AIM OF THE EXERCISE
Quote the listing below in full and exactly as written, but omit every picture.

DATASET EXTRACT

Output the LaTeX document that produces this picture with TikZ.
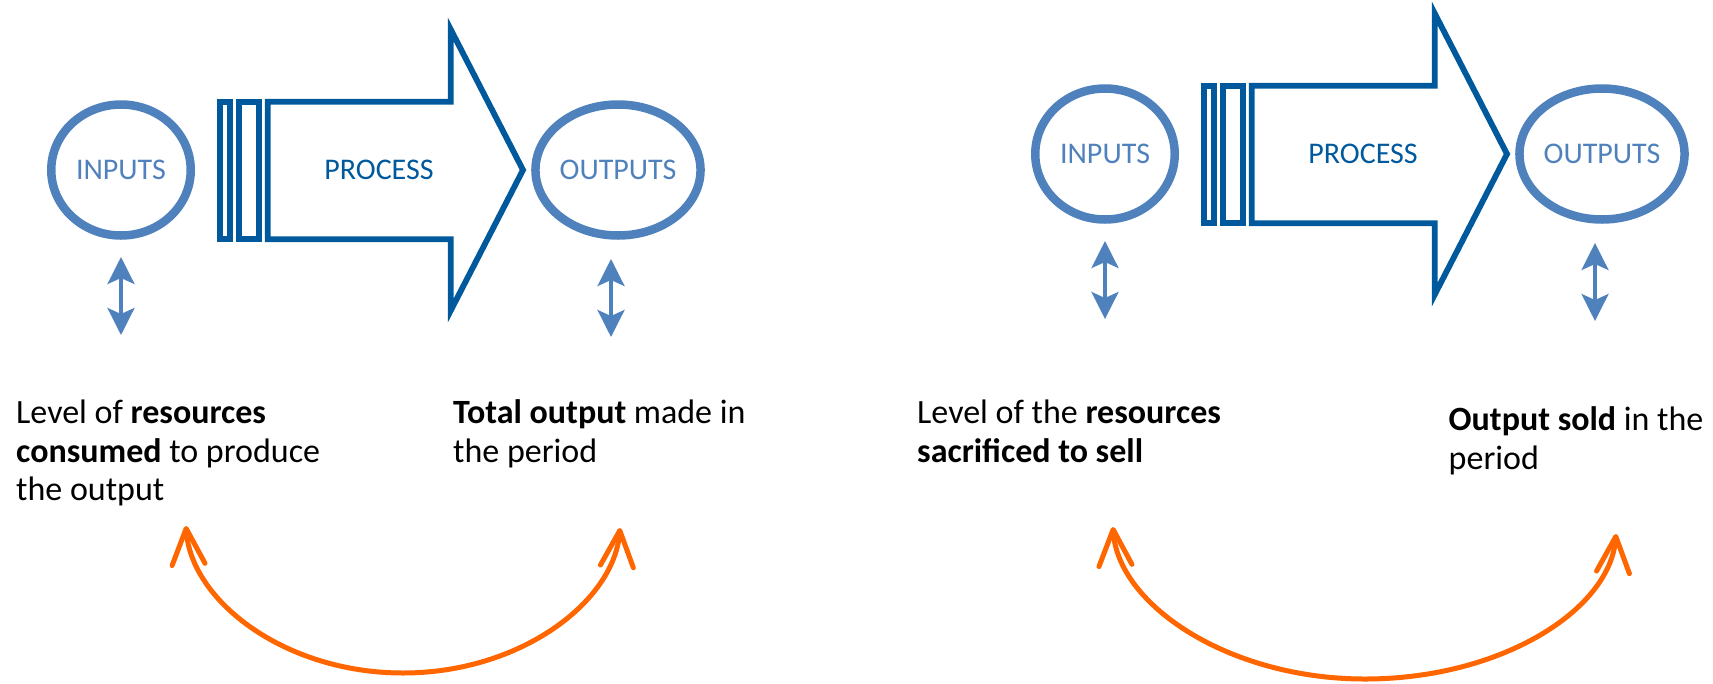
\documentclass[tikz,border=0pt]{standalone}
\usepackage{fontspec}
\setmainfont{Carlito}
\usetikzlibrary{shapes.geometric,arrows.meta}

\definecolor{ringblue}{HTML}{4F81BD}
\definecolor{procblue}{HTML}{00599C}
\definecolor{swingorange}{HTML}{FF6600}

\tikzset{
  inoutring/.style={ellipse, draw=ringblue, line width=8.5pt, inner sep=0pt,
    minimum width=139.5pt, minimum height=131pt, text=ringblue,
    font=\fontsize{30}{36}\selectfont},
  proctext/.style={inner sep=0pt, text=procblue, font=\fontsize{30}{36}\selectfont},
  procline/.style={draw=procblue, line width=5.8pt, miter limit=20},
  twoway/.style={draw=ringblue, line width=3.6pt,
    arrows={Stealth[length=27pt,width=27pt,inset=6pt]-Stealth[length=27pt,width=27pt,inset=6pt]}},
  swing/.style={draw=swingorange, line width=5pt, line cap=round,
    arrows={Straight Barb[length=36pt,width=33pt,round]-Straight Barb[length=36pt,width=33pt,round]}},
  note/.style={anchor=base west, inner sep=0pt, font=\fontsize{34}{38.7}\selectfont},
  % one input -> process -> output chain
  flow/.pic={
    \node[inoutring] (-in) at (121,170) {INPUTS};
    \node[inoutring] (-out) at (618,170) {OUTPUTS};
    \draw[procline] (219.75,101.75) rectangle (230.25,239.25);
    \draw[procline] (238.75,101.75) rectangle (259.25,239.25);
    \draw[procline] (267.75,101.75) -- (450.75,101.75) -- (450.75,29.5)
      -- (523,170) -- (450.75,310.5) -- (450.75,239.25) -- (267.75,239.25) -- cycle;
    \node[proctext] (-proc) at (379,170) {PROCESS};
    \coordinate (-ina) at (121,257);
    \coordinate (-inb) at (121,335);
    \coordinate (-outa) at (611,259);
    \coordinate (-outb) at (611,337);
    \draw[twoway] (-ina) -- (-inb);
    \draw[twoway] (-outa) -- (-outb);
  }
}

\begin{document}
\begin{tikzpicture}[x=1pt,y=-1pt]
\useasboundingbox (0,0) rectangle (1713,683);

\pic (L) at (0,0) {flow};
\pic (R) at (984,-16) {flow};

% descriptions
\node[note] (ltxt) at (16,423.5) {\begin{tabular}[t]{@{}l@{}}Level of \textbf{resources}\\ \textbf{consumed} to produce\\ the output\end{tabular}};
\node[note] (ttxt) at (453,423.5) {\begin{tabular}[t]{@{}l@{}}\textbf{Total output} made in\\ the period\end{tabular}};
\node[note] (stxt) at (917,423.5) {\begin{tabular}[t]{@{}l@{}}Level of the \textbf{resources}\\ \textbf{sacrificed to sell}\end{tabular}};
\node[note] (otxt) at (1448.5,430.5) {\begin{tabular}[t]{@{}l@{}}\textbf{Output sold} in the\\ period\end{tabular}};

% curved links between the two descriptions
\coordinate (la) at (186,526);
\coordinate (lb) at (403,673);
\coordinate (lc) at (620,528);
\draw[swing] (la) .. controls +(5,75) and +(-118,0) .. (lb)
  .. controls +(117,0) and +(-6,74) .. (lc);

\coordinate (ra) at (1113,527);
\coordinate (rb) at (1365,679);
\coordinate (rc) at (1616,534);
\draw[swing] (ra) .. controls +(5,78) and +(-136,0) .. (rb)
  .. controls +(136,0) and +(-6,76) .. (rc);
\end{tikzpicture}
\end{document}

RESULT BELOW
Output the LaTeX document that produces this picture with TikZ.
\documentclass[tikz,border=0pt]{standalone}
\usepackage{fontspec}
\setmainfont{Carlito}
\usetikzlibrary{shapes.geometric,arrows.meta}

\definecolor{ringblue}{HTML}{4F81BD}
\definecolor{procblue}{HTML}{00599C}
\definecolor{swingorange}{HTML}{FF6600}

\tikzset{
  inoutring/.style={ellipse, draw=ringblue, line width=8.5pt, inner sep=0pt,
    minimum width=139.5pt, minimum height=131pt, text=ringblue,
    font=\fontsize{30}{36}\selectfont},
  proctext/.style={inner sep=0pt, text=procblue, font=\fontsize{30}{36}\selectfont},
  procline/.style={draw=procblue, line width=5.8pt, miter limit=20},
  twoway/.style={draw=ringblue, line width=3.6pt,
    arrows={Stealth[length=27pt,width=27pt,inset=6pt]-Stealth[length=27pt,width=27pt,inset=6pt]}},
  swing/.style={draw=swingorange, line width=5pt, line cap=round,
    arrows={Straight Barb[length=36pt,width=33pt,round]-Straight Barb[length=36pt,width=33pt,round]}},
  note/.style={anchor=base west, inner sep=0pt, font=\fontsize{34}{38.7}\selectfont},
  % one input -> process -> output chain
  flow/.pic={
    \node[inoutring] (-in) at (121,170) {INPUTS};
    \node[inoutring] (-out) at (618,170) {OUTPUTS};
    \draw[procline] (219.75,101.75) rectangle (230.25,239.25);
    \draw[procline] (238.75,101.75) rectangle (259.25,239.25);
    \draw[procline] (267.75,101.75) -- (450.75,101.75) -- (450.75,29.5)
      -- (523,170) -- (450.75,310.5) -- (450.75,239.25) -- (267.75,239.25) -- cycle;
    \node[proctext] (-proc) at (379,170) {PROCESS};
    \coordinate (-ina) at (121,257);
    \coordinate (-inb) at (121,335);
    \coordinate (-outa) at (611,259);
    \coordinate (-outb) at (611,337);
    \draw[twoway] (-ina) -- (-inb);
    \draw[twoway] (-outa) -- (-outb);
  }
}

\begin{document}
\begin{tikzpicture}[x=1pt,y=-1pt]
\useasboundingbox (0,0) rectangle (1713,683);

\pic (L) at (0,0) {flow};
\pic (R) at (984,-16) {flow};

% descriptions
\node[note] (ltxt) at (16,423.5) {\begin{tabular}[t]{@{}l@{}}Level of \textbf{resources}\\ \textbf{consumed} to produce\\ the output\end{tabular}};
\node[note] (ttxt) at (453,423.5) {\begin{tabular}[t]{@{}l@{}}\textbf{Total output} made in\\ the period\end{tabular}};
\node[note] (stxt) at (917,423.5) {\begin{tabular}[t]{@{}l@{}}Level of the \textbf{resources}\\ \textbf{sacrificed to sell}\end{tabular}};
\node[note] (otxt) at (1448.5,430.5) {\begin{tabular}[t]{@{}l@{}}\textbf{Output sold} in the\\ period\end{tabular}};

% curved links between the two descriptions
\coordinate (la) at (186,526);
\coordinate (lb) at (403,673);
\coordinate (lc) at (620,528);
\draw[swing] (la) .. controls +(5,75) and +(-118,0) .. (lb)
  .. controls +(117,0) and +(-6,74) .. (lc);

\coordinate (ra) at (1113,527);
\coordinate (rb) at (1365,679);
\coordinate (rc) at (1616,534);
\draw[swing] (ra) .. controls +(5,78) and +(-136,0) .. (rb)
  .. controls +(136,0) and +(-6,76) .. (rc);
\end{tikzpicture}
\end{document}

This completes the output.